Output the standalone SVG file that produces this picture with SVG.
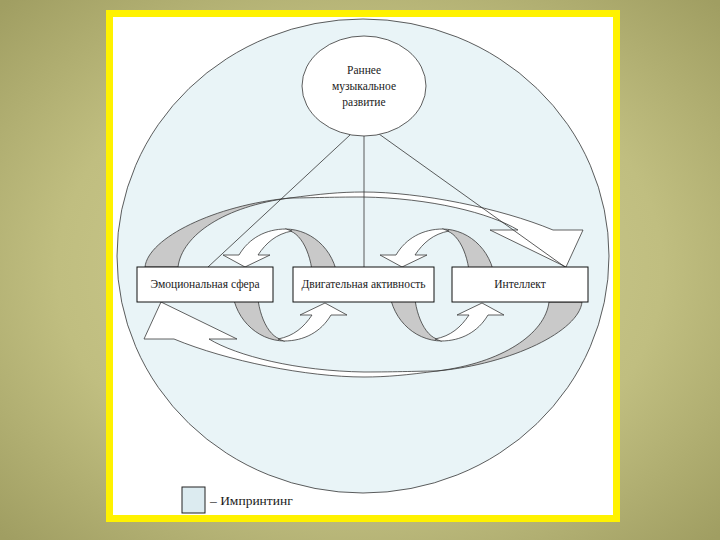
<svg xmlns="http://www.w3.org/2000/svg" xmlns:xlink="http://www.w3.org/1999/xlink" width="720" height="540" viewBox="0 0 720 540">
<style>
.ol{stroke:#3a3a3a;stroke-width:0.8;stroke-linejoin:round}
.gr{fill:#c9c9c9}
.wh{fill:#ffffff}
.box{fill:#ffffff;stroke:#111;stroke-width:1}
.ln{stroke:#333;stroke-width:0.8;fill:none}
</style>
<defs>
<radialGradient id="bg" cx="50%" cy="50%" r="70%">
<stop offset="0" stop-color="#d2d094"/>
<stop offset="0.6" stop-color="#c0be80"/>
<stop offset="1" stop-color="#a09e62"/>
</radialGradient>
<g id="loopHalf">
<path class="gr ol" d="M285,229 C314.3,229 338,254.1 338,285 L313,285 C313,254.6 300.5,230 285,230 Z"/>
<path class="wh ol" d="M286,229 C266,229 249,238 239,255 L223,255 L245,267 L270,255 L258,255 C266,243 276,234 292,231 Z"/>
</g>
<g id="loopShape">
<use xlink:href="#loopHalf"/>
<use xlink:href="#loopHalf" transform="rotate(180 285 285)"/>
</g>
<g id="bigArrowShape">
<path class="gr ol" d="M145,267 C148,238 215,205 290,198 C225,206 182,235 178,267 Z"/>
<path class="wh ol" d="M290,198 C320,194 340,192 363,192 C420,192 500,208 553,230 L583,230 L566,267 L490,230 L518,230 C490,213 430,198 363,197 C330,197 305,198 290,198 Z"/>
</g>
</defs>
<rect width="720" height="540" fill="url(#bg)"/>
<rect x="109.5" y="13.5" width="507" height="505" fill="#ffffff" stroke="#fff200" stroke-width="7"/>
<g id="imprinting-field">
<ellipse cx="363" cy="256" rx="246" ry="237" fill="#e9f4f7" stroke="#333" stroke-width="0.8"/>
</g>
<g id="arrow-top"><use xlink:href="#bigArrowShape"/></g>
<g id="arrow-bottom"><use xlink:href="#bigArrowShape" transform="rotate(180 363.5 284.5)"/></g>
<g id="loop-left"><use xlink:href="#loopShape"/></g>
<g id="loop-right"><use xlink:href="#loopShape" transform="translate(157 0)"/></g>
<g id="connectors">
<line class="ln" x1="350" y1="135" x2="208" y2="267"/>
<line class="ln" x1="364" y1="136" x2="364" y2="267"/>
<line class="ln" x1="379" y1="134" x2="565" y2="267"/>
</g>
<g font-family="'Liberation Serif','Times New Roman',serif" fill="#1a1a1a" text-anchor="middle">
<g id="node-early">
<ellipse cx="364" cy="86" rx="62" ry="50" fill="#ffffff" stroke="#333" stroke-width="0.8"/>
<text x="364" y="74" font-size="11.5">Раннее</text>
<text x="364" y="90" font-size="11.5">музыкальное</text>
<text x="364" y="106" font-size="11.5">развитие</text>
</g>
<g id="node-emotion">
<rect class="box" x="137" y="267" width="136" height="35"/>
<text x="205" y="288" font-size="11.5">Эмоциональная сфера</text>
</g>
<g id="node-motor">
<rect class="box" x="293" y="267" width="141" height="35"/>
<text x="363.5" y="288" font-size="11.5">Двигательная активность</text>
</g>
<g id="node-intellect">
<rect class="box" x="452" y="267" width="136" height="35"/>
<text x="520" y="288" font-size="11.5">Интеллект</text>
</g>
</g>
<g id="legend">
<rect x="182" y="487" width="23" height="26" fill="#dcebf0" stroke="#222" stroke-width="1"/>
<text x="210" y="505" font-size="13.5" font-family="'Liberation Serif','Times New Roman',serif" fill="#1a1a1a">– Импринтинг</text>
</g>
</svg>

..............................

§ WORK TO COMPLETE
Quote the material exactly. Pictures stay out.

§ SOLUTION TO THIS PROBLEM
Output the standalone SVG file that produces this picture with SVG.
<svg xmlns="http://www.w3.org/2000/svg" xmlns:xlink="http://www.w3.org/1999/xlink" width="720" height="540" viewBox="0 0 720 540">
<style>
.ol{stroke:#3a3a3a;stroke-width:0.8;stroke-linejoin:round}
.gr{fill:#c9c9c9}
.wh{fill:#ffffff}
.box{fill:#ffffff;stroke:#111;stroke-width:1}
.ln{stroke:#333;stroke-width:0.8;fill:none}
</style>
<defs>
<radialGradient id="bg" cx="50%" cy="50%" r="70%">
<stop offset="0" stop-color="#d2d094"/>
<stop offset="0.6" stop-color="#c0be80"/>
<stop offset="1" stop-color="#a09e62"/>
</radialGradient>
<g id="loopHalf">
<path class="gr ol" d="M285,229 C314.3,229 338,254.1 338,285 L313,285 C313,254.6 300.5,230 285,230 Z"/>
<path class="wh ol" d="M286,229 C266,229 249,238 239,255 L223,255 L245,267 L270,255 L258,255 C266,243 276,234 292,231 Z"/>
</g>
<g id="loopShape">
<use xlink:href="#loopHalf"/>
<use xlink:href="#loopHalf" transform="rotate(180 285 285)"/>
</g>
<g id="bigArrowShape">
<path class="gr ol" d="M145,267 C148,238 215,205 290,198 C225,206 182,235 178,267 Z"/>
<path class="wh ol" d="M290,198 C320,194 340,192 363,192 C420,192 500,208 553,230 L583,230 L566,267 L490,230 L518,230 C490,213 430,198 363,197 C330,197 305,198 290,198 Z"/>
</g>
</defs>
<rect width="720" height="540" fill="url(#bg)"/>
<rect x="109.5" y="13.5" width="507" height="505" fill="#ffffff" stroke="#fff200" stroke-width="7"/>
<g id="imprinting-field">
<ellipse cx="363" cy="256" rx="246" ry="237" fill="#e9f4f7" stroke="#333" stroke-width="0.8"/>
</g>
<g id="arrow-top"><use xlink:href="#bigArrowShape"/></g>
<g id="arrow-bottom"><use xlink:href="#bigArrowShape" transform="rotate(180 363.5 284.5)"/></g>
<g id="loop-left"><use xlink:href="#loopShape"/></g>
<g id="loop-right"><use xlink:href="#loopShape" transform="translate(157 0)"/></g>
<g id="connectors">
<line class="ln" x1="350" y1="135" x2="208" y2="267"/>
<line class="ln" x1="364" y1="136" x2="364" y2="267"/>
<line class="ln" x1="379" y1="134" x2="565" y2="267"/>
</g>
<g font-family="'Liberation Serif','Times New Roman',serif" fill="#1a1a1a" text-anchor="middle">
<g id="node-early">
<ellipse cx="364" cy="86" rx="62" ry="50" fill="#ffffff" stroke="#333" stroke-width="0.8"/>
<text x="364" y="74" font-size="11.5">Раннее</text>
<text x="364" y="90" font-size="11.5">музыкальное</text>
<text x="364" y="106" font-size="11.5">развитие</text>
</g>
<g id="node-emotion">
<rect class="box" x="137" y="267" width="136" height="35"/>
<text x="205" y="288" font-size="11.5">Эмоциональная сфера</text>
</g>
<g id="node-motor">
<rect class="box" x="293" y="267" width="141" height="35"/>
<text x="363.5" y="288" font-size="11.5">Двигательная активность</text>
</g>
<g id="node-intellect">
<rect class="box" x="452" y="267" width="136" height="35"/>
<text x="520" y="288" font-size="11.5">Интеллект</text>
</g>
</g>
<g id="legend">
<rect x="182" y="487" width="23" height="26" fill="#dcebf0" stroke="#222" stroke-width="1"/>
<text x="210" y="505" font-size="13.5" font-family="'Liberation Serif','Times New Roman',serif" fill="#1a1a1a">– Импринтинг</text>
</g>
</svg>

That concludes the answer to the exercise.